Religion v. Myth

So we are the ones who create our purpose?
It's our fate to do so. We cannot not do so, we must create. In this sense, we were born in the image of the supernova, which also was fated to create new worlds where meaning and purpose could become known.
 
It is said that in the epoch prior to our present age a student only needed to hear once and thus remember verbatim.
After that last epoch lessons needed to be written due to poor memory of the common student.

And all lessons are passed along via aural reception.
 
It is said that in the epoch prior to our present age a student only needed to hear once and thus remember verbatim.
After that last epoch lessons needed to be written due to poor memory of the common student.

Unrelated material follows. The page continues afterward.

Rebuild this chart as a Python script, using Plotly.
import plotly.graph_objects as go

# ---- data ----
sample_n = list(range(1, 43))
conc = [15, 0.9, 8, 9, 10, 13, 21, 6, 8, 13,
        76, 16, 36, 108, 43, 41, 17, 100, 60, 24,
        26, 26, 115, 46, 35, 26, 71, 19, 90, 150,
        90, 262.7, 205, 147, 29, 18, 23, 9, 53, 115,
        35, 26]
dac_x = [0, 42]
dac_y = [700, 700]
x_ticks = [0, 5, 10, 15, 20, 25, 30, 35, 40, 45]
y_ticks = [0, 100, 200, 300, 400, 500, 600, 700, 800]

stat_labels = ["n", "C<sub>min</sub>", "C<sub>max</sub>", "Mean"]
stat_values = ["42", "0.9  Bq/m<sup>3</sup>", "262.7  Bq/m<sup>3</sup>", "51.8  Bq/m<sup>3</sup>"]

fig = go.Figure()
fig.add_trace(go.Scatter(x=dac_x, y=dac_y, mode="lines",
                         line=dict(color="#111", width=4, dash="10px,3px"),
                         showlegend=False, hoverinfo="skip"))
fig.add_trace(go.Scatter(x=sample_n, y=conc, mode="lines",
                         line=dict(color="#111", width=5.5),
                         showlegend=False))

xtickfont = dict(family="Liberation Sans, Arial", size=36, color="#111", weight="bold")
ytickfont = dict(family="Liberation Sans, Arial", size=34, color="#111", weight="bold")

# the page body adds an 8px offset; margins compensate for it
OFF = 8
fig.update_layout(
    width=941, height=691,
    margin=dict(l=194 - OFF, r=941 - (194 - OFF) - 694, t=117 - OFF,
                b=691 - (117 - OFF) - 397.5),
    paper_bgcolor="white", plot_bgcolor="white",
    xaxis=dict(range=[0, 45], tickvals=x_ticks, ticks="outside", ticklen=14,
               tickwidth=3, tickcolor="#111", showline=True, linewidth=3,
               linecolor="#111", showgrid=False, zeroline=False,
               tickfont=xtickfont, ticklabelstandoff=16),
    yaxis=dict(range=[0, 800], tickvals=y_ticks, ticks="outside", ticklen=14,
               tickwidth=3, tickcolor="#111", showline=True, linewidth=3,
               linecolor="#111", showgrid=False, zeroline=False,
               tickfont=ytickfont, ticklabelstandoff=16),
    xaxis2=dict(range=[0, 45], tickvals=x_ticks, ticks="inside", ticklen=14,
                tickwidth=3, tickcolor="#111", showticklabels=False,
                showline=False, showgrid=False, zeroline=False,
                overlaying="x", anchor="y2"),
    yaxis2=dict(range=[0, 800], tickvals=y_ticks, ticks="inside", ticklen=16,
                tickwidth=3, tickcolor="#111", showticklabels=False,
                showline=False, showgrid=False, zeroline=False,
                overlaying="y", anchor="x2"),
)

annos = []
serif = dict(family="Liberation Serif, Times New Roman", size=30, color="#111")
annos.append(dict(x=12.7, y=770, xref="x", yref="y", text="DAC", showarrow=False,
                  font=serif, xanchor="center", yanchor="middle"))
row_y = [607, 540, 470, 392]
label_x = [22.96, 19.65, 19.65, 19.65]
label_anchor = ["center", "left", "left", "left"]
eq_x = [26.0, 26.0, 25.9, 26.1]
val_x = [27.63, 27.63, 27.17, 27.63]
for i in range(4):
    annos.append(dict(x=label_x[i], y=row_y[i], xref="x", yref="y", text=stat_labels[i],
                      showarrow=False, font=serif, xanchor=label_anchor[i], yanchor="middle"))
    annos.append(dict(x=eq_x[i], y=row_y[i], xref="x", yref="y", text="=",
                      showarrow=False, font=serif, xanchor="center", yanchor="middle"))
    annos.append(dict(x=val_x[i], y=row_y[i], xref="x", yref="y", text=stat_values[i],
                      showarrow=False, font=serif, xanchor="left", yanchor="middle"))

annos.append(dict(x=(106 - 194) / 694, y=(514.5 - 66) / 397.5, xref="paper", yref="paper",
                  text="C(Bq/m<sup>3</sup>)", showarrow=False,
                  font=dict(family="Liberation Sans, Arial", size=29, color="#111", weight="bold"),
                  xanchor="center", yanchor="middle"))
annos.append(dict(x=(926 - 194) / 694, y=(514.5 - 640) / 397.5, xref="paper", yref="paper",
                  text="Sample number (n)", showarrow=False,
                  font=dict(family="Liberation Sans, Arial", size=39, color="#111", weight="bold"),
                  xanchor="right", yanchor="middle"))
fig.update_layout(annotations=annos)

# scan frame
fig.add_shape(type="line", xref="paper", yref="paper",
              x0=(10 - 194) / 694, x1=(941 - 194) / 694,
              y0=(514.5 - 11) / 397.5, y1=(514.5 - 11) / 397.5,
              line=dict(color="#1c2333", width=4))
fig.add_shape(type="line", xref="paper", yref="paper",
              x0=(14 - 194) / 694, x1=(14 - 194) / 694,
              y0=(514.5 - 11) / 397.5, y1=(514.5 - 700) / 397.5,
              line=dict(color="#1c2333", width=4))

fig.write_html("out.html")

And all lessons are passed along via aural reception.

That's an interesting myth!

I bet the deaf don't tell it this way, though.
 
It's our fate to do so. We cannot not do so, we must create. In this sense, we were born in the image of the supernova, which also was fated to create new worlds where meaning and purpose could become known.

Become known or created? This discovery versus create issue is as old as Plato.
 
Become known or created? This discovery versus create issue is as old as Plato.
Yes, but I think Plato was too impressed by his own cleverness.

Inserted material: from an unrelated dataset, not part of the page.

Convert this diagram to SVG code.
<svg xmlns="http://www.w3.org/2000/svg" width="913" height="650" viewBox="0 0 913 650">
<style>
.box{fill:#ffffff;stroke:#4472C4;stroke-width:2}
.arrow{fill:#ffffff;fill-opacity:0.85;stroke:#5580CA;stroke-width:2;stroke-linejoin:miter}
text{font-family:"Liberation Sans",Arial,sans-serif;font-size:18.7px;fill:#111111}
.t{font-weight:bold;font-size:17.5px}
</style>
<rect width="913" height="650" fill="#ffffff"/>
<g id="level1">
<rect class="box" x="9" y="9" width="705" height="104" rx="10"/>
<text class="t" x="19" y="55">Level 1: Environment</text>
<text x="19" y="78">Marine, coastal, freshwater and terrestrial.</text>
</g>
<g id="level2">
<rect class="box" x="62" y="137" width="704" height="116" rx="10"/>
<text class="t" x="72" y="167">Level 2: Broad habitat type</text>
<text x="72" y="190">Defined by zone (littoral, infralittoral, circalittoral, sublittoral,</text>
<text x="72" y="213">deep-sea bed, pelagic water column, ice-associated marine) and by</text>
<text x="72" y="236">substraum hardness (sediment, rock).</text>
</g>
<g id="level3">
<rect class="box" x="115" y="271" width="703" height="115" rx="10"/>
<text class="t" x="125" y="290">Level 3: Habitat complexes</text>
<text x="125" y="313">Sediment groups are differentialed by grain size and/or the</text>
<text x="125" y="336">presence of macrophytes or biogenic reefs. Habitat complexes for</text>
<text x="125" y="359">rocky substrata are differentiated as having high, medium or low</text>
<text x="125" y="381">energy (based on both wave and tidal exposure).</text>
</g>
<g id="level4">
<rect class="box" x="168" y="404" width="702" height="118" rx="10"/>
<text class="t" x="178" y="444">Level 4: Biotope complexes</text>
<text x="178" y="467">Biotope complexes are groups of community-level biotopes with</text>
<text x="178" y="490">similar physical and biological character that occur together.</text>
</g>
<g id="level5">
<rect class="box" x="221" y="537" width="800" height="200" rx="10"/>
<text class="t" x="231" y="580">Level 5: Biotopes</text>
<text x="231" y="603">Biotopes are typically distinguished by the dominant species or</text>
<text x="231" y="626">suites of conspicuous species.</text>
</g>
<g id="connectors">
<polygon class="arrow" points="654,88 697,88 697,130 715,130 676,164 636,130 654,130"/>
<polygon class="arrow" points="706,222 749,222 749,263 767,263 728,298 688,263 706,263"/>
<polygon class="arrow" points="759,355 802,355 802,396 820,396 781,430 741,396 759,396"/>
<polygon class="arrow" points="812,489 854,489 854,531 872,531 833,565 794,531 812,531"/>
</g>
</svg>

He was quite pleased with his creation of the idea of discovery.

Anyway, I can't come up with a good Gedankenexperiment to tell the difference between the two.
 
Yes, otherwise it is not a myth. Myths and religions answer why.
All right: We were created out of the supernova, to find out and to enthuse about it. Great big exploding stars are amazing! i can go on and on, launch into lyrical adoration about how amazing they are.

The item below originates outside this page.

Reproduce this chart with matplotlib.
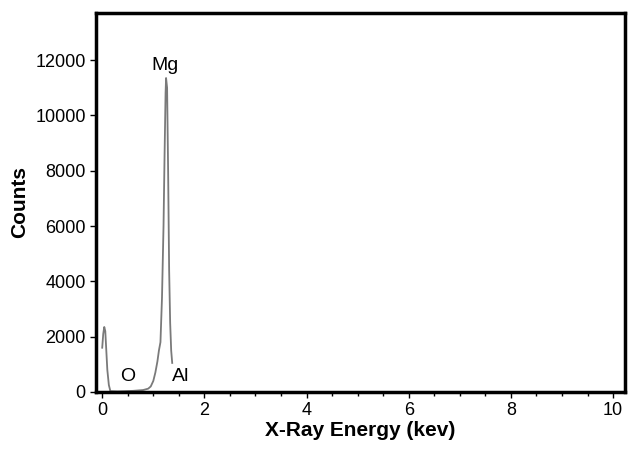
import matplotlib
matplotlib.use("Agg")
import matplotlib.pyplot as plt
from matplotlib.ticker import MultipleLocator

# EDS spectrum, counts vs x-ray energy
energy = [0.0, 0.02, 0.04, 0.06, 0.08, 0.10, 0.13, 0.16, 0.30, 0.60, 0.80, 0.90, 0.95, 1.00,
          1.04, 1.08, 1.11, 1.14, 1.17, 1.20, 1.22, 1.24, 1.25, 1.27, 1.29, 1.31, 1.33, 1.35, 1.37]
counts = [1600, 2100, 2350, 2200, 1500, 800, 250, 30, 20, 40, 70, 120, 200, 400,
          700, 1100, 1500, 1800, 3400, 6000, 8500, 10800, 11350, 11000, 8000, 4400, 2500, 1500, 1050]

peak_labels = ["Mg", "O", "Al"]
peak_x = [1.22, 0.49, 1.53]
peak_y = [11800, 550, 550]

fig = plt.figure(figsize=(6.28, 4.49), dpi=100)
ax = fig.add_axes([0.153, 0.127, 0.842, 0.844])

ax.plot(energy, counts, color="#7a7a7a", lw=1.3)

for lab, x, y in zip(peak_labels, peak_x, peak_y):
    ax.text(x, y, lab, ha="center", va="center", fontsize=14, family="Liberation Sans")

ax.set_xlim(-0.12, 10.23)
ax.set_ylim(0, 13700)
ax.xaxis.set_major_locator(MultipleLocator(2))
ax.xaxis.set_minor_locator(MultipleLocator(0.5))
ax.yaxis.set_major_locator(MultipleLocator(2000))

for s in ax.spines.values():
    s.set_linewidth(2.5)
ax.tick_params(direction="out", length=4, width=1, labelsize=13)
ax.tick_params(which="minor", direction="out", length=3, width=1)
for t in ax.get_xticklabels() + ax.get_yticklabels():
    t.set_family("Liberation Sans")

ax.set_xlabel("X-Ray Energy (kev)", fontsize=15, fontweight="bold", family="Liberation Sans", labelpad=1)
ax.set_ylabel("Counts", fontsize=15, fontweight="bold", family="Liberation Sans", labelpad=4)

fig.savefig("out.png", dpi=100)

It created us to know it and adore it. Right?
 
I tend to hate the word "mythology" because it tries to reduce, ridicule and trivialize the religions of the ancients.

The word 'myth' though, in some cases apply well to intentional folklore and allegorical tales.

But "mythology", I consider an abhorrent word to refer to ancient religions. I call them what they are: religions. If pagan/magical revival of the 19th-21st century has told us anything - it's that there is a very large appeal still to be had of these ancient religious traditions and there is a heap of knowledge (on many levels) to be ascertained from what remnants we do have left from them.

That whole Darwinian idea of 'progress' is pretty damning really, it's very much the flavor of the times though.
 
That whole Darwinian idea of 'progress' is pretty damning really, it's very much the flavor of the times though.
It's a powerful myth in its own right, though. Progress, purpose, goals, transcendence maybe...
 
Other than a weak attempt to defend todays mythology, why shouldn't the thought that the sun is dragged across the sky by a chariot be dismissed as infantile poppycock once we know the earth spins?
 
Other than a weak attempt to defend todays mythology, why shouldn't the thought that the sun is dragged across the sky by a chariot be dismissed as infantile poppycock once we know the earth spins?

And therein is the line - Myth isn’t rooted in or based on fact.
 
It is said that in the epoch prior to our present age a student only needed to hear once and thus remember verbatim.
After that last epoch lessons needed to be written due to poor memory of the common student.

And all lessons are passed along via aural reception.

but the problem in passing done lore is the result similar to this parlor game:
Chinese whispers or telephone is an internationally popular children's game in which players form a line, and the first player comes up with a message and whispers it to the ear of the second person in the line. The second player repeats the message to the third player, and so on.
 
But "mythology", I consider an abhorrent word to refer to ancient religions. I call them what they are: religions.
This, and Wil's reference to Helios, are what started me thinking about this question in the first place. (I probably should have named this thread Religion v. Mythology.) We know now how the sun works thanks to science, so I wonder why some religions die out when scientific evidence piles up while others do not.